Herkimer diamonds are not actually diamonds, but are double-terminated quartz crystals of exceptional clarity (water-clear) discovered within exposed outcrops of dolostone in and around Herkimer County, New York and the Mohawk River Valley.[1] They're called "diamonds" not only because of their clarity, but also because when they are found, they look like someone faceted them—but they are naturally "faceted" with double termination points, and 18 total facets (six on each point, six around the center). Because the first discovery sites were in the village of Middleville and in the city of Little Falls, respectively, the crystal is also known as a Middleville diamond or a Little Falls diamond.[2]

Herkimer diamonds became largely recognized after workmen discovered them in large quantities while cutting into the Mohawk River Valley dolostone in the late 18th century. Geologists discovered exposed dolostone in Herkimer County and began mining there. The popularity of mining for double-terminated quartz in the Herkimer County outcroppings is what led to the name, Herkimer diamonds. Only these crystals found in Herkimer County, New York can be called "Herkimer Diamonds" or "Herkimer Quartz". Other double-pointed quartz crystals have also been found in abundance in Tibet and Afghanistan, as well as in other countries, but these are not Herkimer "diamonds".

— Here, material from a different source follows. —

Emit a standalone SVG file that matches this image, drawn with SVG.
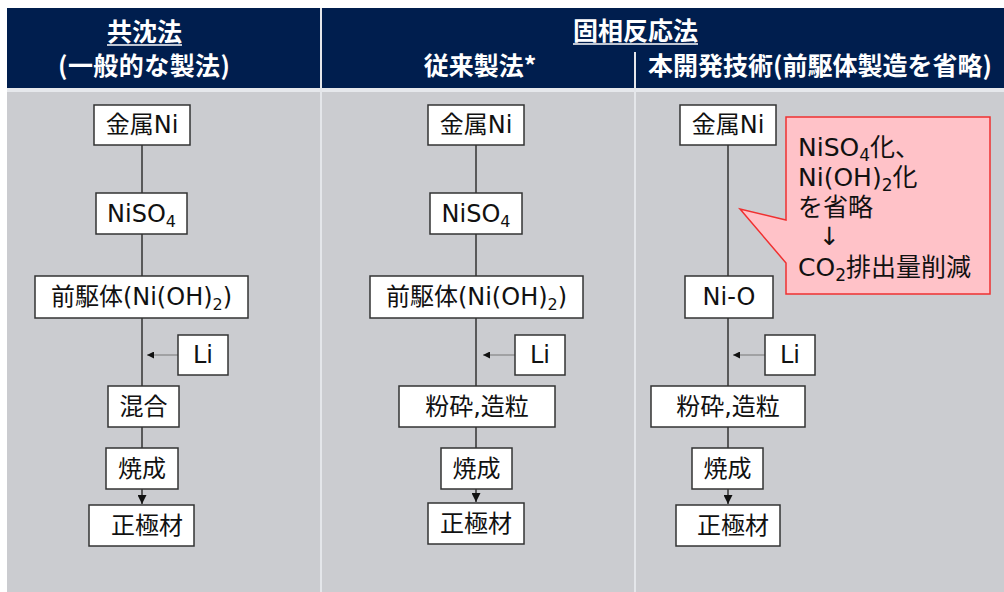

The geologic history of these crystals began 495 million years ago in a shallow sea. Waxy organic material along with quartz sand and pyrite was encased in rock made of dolomite and calcite. As sediment buried the rock and temperatures rose, crystals grew very slowly, resulting in quartz crystals of exceptional clarity. Inclusions can be found in these crystals that provide clues to the origins of the Herkimer diamonds: solids, liquids (salt water or petroleum), gases (most often carbon dioxide), two- and three-phase inclusions, and negative (uniaxial) crystals. Anthraxolite is the most common solid inclusion.